Return the count of lines with the string "matplotlib" in them, and nothing else.

Rows from a dataset of charts and code:
+ + + +
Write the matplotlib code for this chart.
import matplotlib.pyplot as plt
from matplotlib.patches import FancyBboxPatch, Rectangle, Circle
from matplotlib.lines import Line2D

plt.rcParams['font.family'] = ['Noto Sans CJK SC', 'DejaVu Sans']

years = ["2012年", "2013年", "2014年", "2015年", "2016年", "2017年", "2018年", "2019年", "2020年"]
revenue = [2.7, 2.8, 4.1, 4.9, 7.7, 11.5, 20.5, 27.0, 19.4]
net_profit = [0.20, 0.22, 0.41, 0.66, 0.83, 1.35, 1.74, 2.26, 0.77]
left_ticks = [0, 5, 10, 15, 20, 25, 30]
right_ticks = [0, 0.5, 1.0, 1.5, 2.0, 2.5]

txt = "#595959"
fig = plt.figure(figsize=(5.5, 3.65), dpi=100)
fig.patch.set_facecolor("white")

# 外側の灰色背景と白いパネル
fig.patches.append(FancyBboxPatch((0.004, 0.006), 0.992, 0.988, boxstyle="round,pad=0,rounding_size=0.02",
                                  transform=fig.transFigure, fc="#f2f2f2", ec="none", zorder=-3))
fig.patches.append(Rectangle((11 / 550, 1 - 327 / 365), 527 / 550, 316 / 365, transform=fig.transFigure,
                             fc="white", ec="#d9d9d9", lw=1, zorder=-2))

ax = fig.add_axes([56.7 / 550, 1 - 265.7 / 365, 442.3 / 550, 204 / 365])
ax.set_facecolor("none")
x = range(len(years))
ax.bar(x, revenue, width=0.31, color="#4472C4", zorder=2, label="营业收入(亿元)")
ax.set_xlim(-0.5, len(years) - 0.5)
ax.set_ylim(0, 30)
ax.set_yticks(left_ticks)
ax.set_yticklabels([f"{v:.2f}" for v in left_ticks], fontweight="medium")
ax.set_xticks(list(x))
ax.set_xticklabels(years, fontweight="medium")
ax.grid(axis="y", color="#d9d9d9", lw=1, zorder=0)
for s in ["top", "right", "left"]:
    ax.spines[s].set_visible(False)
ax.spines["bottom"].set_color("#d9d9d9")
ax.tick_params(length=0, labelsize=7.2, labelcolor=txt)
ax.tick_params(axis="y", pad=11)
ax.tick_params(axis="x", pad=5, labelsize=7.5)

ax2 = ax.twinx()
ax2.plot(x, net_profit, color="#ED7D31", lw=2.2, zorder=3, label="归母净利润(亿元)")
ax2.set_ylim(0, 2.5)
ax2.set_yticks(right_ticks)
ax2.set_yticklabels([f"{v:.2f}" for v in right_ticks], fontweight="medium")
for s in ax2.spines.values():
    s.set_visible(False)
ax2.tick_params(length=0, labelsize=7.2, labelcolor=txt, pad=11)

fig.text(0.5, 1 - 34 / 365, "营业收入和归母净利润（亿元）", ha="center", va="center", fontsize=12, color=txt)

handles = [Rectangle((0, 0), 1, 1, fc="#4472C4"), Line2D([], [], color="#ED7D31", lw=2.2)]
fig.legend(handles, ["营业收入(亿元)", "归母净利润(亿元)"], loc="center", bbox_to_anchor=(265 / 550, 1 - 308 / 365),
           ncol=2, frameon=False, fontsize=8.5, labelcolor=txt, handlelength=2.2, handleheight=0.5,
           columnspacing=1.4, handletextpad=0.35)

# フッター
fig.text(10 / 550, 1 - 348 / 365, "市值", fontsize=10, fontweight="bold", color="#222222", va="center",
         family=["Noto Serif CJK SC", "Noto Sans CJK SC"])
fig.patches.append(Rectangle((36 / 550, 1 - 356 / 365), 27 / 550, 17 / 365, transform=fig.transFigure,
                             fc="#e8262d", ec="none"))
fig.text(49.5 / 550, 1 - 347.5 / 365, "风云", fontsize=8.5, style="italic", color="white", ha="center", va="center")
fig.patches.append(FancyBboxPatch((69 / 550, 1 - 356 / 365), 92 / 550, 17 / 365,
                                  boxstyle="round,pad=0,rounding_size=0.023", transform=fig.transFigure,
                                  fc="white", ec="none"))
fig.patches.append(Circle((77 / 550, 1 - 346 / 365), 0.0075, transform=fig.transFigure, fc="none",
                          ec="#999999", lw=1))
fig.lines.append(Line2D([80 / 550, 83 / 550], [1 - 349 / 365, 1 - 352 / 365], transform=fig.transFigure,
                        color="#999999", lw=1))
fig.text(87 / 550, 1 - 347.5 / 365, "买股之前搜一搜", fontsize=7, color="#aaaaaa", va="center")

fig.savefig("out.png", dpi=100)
+ + + +
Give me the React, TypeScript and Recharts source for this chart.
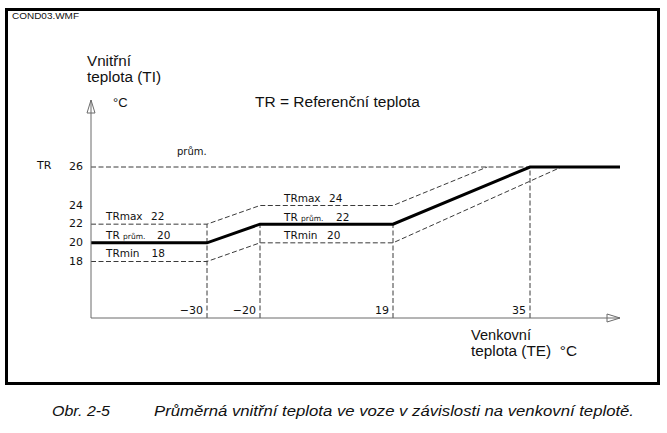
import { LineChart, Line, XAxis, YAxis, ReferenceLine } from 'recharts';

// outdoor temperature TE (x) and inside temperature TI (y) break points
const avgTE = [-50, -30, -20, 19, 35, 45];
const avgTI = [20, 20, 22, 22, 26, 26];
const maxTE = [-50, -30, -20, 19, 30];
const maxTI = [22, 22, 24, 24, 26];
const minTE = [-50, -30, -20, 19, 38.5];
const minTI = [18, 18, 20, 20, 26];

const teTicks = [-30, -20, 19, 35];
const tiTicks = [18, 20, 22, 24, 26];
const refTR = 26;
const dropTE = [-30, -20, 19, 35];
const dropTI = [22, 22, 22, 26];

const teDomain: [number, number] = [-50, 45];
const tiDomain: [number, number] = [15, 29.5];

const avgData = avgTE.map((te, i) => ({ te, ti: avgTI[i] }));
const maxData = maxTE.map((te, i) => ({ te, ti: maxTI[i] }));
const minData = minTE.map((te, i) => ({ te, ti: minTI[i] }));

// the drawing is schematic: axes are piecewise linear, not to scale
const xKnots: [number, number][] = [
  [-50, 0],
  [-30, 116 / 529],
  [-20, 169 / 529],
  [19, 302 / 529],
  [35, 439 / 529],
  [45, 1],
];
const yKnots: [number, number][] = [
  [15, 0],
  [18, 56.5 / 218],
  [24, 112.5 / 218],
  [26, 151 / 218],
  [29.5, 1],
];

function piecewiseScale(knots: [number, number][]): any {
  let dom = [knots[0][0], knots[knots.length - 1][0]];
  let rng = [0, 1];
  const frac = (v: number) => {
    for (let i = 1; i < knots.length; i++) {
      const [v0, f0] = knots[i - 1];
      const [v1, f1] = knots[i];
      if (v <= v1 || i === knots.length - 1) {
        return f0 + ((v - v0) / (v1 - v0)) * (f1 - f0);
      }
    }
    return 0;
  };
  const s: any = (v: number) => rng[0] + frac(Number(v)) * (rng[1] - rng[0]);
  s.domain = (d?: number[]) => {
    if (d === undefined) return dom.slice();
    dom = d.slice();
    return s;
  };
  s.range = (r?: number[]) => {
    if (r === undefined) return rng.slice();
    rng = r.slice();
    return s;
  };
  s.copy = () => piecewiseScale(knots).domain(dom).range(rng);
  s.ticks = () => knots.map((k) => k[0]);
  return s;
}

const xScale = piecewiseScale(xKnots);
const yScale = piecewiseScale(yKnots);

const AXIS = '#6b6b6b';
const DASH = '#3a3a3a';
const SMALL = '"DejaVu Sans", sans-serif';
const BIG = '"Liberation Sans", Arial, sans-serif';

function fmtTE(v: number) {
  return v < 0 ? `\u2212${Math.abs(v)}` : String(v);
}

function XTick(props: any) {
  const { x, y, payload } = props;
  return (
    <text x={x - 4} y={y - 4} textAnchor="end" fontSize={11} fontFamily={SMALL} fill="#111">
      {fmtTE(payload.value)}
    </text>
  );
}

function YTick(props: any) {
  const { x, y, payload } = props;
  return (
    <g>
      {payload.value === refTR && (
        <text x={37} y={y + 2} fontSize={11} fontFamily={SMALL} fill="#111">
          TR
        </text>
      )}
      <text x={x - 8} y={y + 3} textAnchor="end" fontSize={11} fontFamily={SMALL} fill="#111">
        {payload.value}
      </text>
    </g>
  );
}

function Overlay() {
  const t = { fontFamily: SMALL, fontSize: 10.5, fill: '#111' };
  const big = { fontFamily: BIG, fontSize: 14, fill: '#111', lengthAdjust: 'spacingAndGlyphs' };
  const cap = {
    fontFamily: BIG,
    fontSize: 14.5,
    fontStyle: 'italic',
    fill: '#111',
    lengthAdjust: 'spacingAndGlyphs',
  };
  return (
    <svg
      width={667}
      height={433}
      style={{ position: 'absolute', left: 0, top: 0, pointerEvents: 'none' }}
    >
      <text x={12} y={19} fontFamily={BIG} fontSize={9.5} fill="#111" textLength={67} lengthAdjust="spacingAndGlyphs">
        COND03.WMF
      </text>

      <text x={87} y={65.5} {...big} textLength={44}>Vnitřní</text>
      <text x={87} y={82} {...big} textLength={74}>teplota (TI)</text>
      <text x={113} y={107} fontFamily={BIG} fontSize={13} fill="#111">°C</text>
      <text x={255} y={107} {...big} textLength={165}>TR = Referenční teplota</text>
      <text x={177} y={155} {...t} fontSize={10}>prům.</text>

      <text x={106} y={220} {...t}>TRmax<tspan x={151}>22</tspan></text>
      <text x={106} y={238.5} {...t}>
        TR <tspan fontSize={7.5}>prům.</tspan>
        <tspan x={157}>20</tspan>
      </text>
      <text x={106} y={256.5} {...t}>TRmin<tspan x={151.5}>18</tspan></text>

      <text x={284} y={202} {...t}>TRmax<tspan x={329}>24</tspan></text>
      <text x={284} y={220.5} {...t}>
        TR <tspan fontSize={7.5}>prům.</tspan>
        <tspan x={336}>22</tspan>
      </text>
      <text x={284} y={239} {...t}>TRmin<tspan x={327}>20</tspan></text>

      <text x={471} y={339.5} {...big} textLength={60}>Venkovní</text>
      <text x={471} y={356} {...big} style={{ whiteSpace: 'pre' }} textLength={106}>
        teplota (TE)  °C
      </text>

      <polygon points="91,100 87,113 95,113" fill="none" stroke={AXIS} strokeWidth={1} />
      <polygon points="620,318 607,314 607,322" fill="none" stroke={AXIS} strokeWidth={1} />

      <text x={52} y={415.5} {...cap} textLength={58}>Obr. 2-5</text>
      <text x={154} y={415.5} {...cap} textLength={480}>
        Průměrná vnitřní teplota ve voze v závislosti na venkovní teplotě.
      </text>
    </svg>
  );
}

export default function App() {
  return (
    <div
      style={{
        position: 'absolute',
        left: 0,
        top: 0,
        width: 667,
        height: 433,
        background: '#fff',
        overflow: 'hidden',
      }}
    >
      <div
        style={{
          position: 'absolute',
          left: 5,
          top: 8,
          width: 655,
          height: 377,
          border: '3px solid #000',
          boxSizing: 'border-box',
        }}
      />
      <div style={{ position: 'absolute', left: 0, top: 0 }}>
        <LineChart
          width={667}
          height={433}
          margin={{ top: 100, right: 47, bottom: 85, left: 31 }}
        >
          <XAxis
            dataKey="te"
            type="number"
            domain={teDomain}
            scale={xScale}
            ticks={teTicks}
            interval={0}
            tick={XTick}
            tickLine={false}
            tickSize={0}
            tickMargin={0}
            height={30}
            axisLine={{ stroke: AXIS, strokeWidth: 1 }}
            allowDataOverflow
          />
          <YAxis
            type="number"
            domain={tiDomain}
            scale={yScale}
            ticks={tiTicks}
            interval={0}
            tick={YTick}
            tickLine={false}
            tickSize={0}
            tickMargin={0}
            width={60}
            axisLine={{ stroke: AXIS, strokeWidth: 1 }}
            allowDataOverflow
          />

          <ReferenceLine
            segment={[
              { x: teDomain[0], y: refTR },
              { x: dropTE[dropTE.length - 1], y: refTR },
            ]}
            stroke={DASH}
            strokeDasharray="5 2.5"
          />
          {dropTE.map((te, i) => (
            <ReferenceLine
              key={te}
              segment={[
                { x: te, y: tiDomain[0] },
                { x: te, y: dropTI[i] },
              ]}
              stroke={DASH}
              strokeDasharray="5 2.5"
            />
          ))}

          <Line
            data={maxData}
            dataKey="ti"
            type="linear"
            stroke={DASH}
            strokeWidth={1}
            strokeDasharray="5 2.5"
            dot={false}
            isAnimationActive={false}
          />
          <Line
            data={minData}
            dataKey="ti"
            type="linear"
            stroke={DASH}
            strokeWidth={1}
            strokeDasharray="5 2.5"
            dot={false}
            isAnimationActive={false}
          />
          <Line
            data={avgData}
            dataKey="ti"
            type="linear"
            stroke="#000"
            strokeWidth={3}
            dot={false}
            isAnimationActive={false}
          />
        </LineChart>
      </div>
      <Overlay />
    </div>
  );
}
+ + + +
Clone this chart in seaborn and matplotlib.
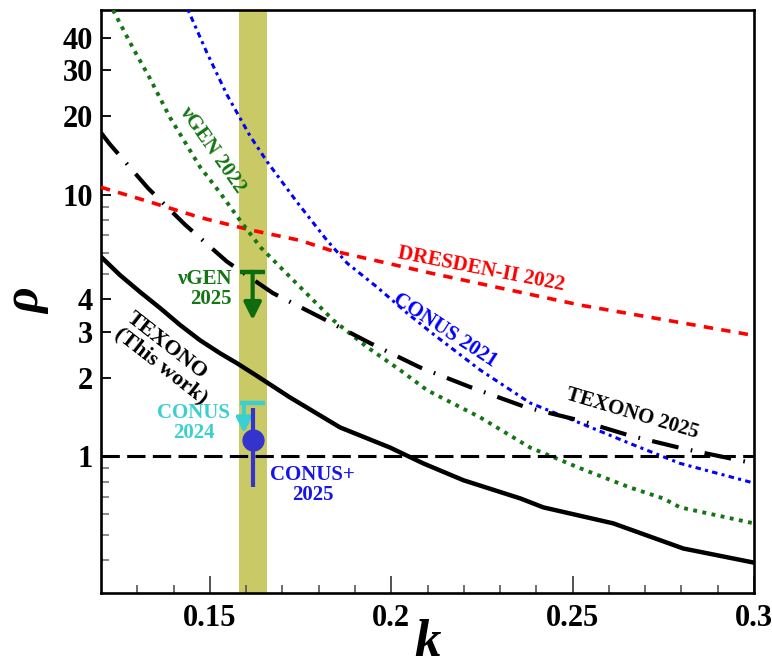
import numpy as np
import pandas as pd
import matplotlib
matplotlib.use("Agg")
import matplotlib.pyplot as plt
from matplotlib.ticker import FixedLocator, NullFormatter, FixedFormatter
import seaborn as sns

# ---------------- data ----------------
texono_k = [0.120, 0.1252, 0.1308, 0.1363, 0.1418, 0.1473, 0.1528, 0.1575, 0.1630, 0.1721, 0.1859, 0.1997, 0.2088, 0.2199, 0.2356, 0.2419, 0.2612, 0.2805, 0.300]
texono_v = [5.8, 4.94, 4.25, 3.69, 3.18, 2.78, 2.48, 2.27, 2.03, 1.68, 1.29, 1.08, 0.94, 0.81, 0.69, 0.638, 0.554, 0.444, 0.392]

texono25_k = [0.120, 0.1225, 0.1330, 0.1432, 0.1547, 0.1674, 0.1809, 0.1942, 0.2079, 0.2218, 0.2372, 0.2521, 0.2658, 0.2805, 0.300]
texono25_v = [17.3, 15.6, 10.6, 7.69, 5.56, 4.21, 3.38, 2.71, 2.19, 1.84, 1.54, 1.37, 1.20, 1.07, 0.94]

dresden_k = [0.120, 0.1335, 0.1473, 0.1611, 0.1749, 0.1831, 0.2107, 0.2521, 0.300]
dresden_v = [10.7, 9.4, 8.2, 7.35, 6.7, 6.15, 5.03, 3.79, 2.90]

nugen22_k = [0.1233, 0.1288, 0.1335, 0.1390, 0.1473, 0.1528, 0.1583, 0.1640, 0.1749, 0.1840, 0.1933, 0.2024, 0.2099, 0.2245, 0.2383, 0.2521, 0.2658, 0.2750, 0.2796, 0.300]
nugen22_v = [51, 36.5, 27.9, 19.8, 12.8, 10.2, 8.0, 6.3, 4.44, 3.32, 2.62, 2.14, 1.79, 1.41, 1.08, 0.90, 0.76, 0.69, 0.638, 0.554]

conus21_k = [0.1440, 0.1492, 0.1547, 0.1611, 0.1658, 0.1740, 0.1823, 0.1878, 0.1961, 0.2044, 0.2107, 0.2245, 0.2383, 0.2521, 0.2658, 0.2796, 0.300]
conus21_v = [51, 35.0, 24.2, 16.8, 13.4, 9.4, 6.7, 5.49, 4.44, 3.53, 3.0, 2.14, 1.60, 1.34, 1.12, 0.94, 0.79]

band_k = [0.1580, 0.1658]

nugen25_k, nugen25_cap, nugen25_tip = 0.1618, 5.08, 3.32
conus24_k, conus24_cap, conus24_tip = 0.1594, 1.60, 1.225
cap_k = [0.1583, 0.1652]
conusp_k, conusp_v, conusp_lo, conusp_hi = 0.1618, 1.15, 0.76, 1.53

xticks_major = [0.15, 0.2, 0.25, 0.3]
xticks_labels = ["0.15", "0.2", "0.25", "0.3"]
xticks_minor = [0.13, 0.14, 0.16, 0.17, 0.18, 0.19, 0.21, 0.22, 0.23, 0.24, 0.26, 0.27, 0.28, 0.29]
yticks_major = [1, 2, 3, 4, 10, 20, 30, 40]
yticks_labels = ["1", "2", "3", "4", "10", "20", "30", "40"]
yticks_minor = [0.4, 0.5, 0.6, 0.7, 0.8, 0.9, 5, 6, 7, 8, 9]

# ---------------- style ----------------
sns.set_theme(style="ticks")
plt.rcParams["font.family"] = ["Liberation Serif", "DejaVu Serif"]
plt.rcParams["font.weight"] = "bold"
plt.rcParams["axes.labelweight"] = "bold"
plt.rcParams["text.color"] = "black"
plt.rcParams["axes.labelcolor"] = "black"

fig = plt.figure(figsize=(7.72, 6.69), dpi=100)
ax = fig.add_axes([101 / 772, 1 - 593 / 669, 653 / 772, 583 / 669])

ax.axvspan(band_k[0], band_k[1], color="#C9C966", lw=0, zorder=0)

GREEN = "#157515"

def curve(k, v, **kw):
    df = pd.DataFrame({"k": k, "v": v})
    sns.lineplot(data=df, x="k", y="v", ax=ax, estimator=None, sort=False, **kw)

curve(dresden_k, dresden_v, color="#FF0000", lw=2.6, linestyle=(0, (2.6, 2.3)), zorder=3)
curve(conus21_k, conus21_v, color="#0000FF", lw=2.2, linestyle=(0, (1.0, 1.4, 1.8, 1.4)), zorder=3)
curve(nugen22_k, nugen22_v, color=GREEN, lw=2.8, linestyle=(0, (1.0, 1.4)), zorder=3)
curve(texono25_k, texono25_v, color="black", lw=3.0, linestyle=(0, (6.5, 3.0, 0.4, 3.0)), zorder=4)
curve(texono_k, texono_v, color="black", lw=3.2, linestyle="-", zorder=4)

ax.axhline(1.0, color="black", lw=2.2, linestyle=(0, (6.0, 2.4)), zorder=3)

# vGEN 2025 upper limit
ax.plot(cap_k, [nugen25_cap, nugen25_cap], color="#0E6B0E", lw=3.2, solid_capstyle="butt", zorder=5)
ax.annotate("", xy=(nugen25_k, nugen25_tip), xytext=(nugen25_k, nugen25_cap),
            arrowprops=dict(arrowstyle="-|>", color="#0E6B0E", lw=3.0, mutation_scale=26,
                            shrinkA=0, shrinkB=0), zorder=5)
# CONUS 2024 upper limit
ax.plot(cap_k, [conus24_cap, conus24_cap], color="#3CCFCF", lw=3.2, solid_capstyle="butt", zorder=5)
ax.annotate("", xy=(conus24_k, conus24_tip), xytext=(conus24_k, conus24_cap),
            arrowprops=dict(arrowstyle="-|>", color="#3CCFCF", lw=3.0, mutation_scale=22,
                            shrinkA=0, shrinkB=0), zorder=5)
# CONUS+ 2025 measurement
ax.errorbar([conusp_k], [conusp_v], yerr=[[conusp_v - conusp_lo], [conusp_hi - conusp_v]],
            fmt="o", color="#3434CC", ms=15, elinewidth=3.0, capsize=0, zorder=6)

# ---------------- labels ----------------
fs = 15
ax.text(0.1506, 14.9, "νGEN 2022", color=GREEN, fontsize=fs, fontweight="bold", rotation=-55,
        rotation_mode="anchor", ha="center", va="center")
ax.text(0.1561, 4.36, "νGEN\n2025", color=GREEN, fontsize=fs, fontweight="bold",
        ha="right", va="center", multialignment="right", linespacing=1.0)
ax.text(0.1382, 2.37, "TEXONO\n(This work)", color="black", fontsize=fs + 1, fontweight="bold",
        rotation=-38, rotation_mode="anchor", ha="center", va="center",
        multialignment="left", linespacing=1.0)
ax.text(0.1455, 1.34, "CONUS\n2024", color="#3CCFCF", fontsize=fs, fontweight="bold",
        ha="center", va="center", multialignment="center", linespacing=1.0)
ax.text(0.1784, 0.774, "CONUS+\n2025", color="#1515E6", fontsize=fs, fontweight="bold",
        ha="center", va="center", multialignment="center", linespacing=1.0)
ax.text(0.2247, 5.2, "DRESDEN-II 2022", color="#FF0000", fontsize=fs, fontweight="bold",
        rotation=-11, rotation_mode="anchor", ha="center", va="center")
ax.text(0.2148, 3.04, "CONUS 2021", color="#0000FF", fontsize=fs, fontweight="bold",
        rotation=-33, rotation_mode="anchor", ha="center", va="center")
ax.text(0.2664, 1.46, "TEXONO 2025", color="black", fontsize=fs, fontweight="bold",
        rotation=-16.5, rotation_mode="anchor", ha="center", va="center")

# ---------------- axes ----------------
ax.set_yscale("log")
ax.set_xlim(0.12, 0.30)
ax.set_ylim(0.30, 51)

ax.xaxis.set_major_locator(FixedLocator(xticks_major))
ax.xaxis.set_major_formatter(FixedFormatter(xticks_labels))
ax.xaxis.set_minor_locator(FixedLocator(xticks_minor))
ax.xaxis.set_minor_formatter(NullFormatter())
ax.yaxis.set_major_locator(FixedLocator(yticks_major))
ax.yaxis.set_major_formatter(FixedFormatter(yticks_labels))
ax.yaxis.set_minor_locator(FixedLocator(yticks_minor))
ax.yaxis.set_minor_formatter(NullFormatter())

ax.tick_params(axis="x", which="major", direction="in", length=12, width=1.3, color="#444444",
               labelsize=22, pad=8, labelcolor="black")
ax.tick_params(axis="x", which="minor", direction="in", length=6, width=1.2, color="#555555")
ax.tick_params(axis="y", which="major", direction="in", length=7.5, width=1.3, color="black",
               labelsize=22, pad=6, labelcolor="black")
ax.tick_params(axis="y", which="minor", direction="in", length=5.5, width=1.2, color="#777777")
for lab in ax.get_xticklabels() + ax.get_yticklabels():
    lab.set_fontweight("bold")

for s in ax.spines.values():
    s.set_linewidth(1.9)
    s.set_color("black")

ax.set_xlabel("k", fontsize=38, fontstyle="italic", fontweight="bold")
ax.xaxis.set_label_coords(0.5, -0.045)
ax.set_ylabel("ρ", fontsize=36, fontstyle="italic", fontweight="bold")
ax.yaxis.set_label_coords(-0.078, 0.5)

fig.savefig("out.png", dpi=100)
+ + + +
The answer
9